Les milliardaires de la tech parient dangereusement sur l'avenir de l'humanité
« Le meilleur moyen de prédire l’avenir est de l’inventer », disait le célèbre informaticien Alan Kay. Cette phrase, prononcée davantage par exaspération que par inspiration, est devenue un mantra pour les entrepreneurs de la Silicon Valley, en particulier pour certains milliardaires de la tech qui se voient comme les architectes principaux de l’avenir de l’humanité. Sam Altman, Jeff Bezos, Elon Musk et d’autres ont peut-être des objectifs à court terme légèrement différents, mais leurs visions pour la prochaine décennie et au-delà sont remarquablement similaires.

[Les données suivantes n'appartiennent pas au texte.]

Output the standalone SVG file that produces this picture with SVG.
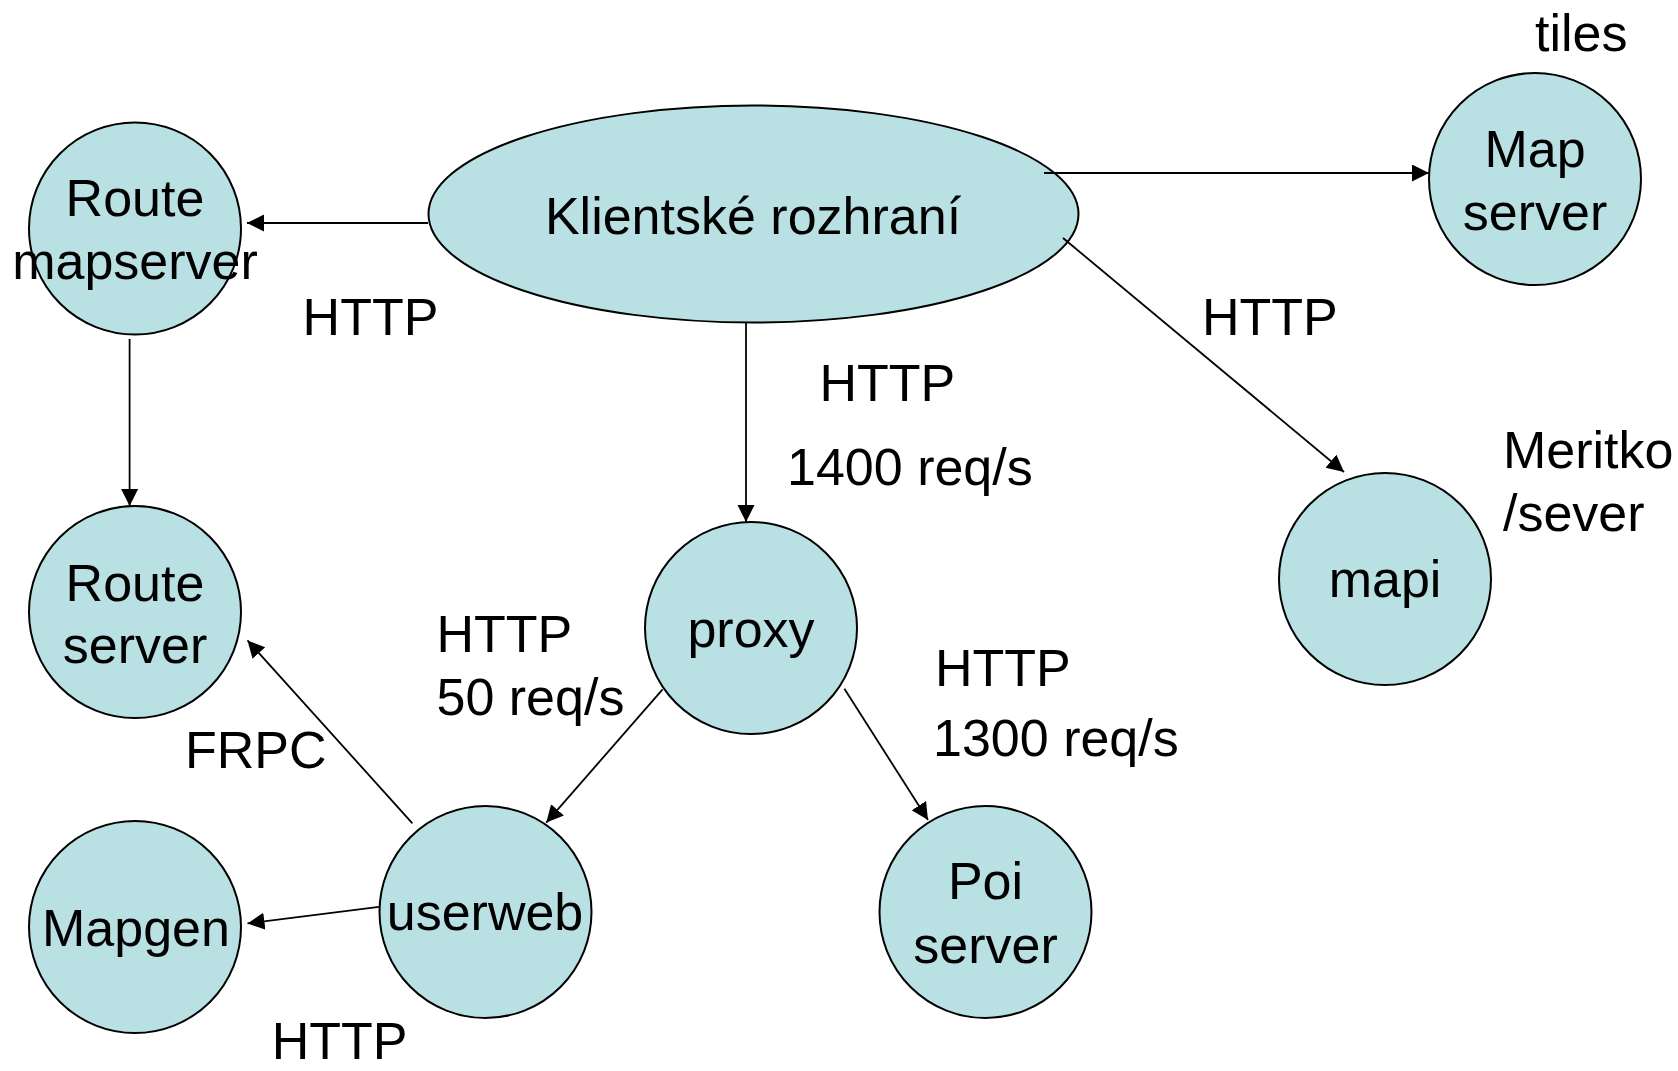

Ces visions, présentées moins comme des objectifs technologiques que comme des impératifs existentiels, incluent l’alignement de l’IA sur les intérêts de l’humanité, la création d’une superintelligence artificielle capable de résoudre les problèmes les plus urgents du monde, la fusion avec cette superintelligence pour atteindre l’immortalité, l’établissement d’une colonie permanente et autonome sur Mars, et, finalement, l’expansion à travers le cosmos.
Adam Becker, écrivain scientifique et astrophysicien, souligne que trois éléments clés sous-tendent ces visions : une certitude inébranlable que la technologie peut résoudre tous les problèmes, une croyance en la nécessité d’une croissance perpétuelle, et une obsession quasi-religieuse pour transcender nos limites physiques et biologiques. Dans son nouveau livre, *More Everything Forever*, Becker qualifie cette triade de croyances d’« idéologie du salut technologique » et met en garde contre les dangers de cette orientation pour l’humanité.
Les critiques, universitaires et journalistes ont tenté de définir l’éthos de la Silicon Valley au fil des ans, avec des concepts comme l’« idéologie californienne » dans les années 90, ou le « techno-autoritarisme » plus récemment. Becker explique que l’idéologie du salut technologique s’inscrit dans cette continuité, mêlant transhumanisme, foi inconditionnelle dans la technologie et méfiance envers la régulation gouvernementale.
Les milliardaires de la tech s’inspirent de divers mouvements philosophiques, comme l’altruisme efficace, le rationalisme, ou le long-termisme, qui partagent tous une promesse de transcendance et d’un avenir radieux, à condition de ne pas entraver le progrès technologique. Becker souligne également les liens historiques entre ces idéologies et des courants plus sombres, comme l’eugénisme ou le fascisme, citant par exemple l’influence de Julian Huxley ou le manifeste futuriste de Marinetti.
L’un des principaux arguments de Becker est que ces visions futuristes servent souvent à justifier des actions destructrices pour l’environnement, à contourner les régulations, et à perpétuer des inégalités. Pourtant, elles séduisent bien au-delà des cercles de milliardaires, offrant une illusion de contrôle et de certitude dans un monde complexe. Pour Becker, la clé pour résister à ces visions réside dans la prise de conscience collective de leurs conséquences néfastes et dans un retour à une réflexion critique sur les limites réelles de la technologie.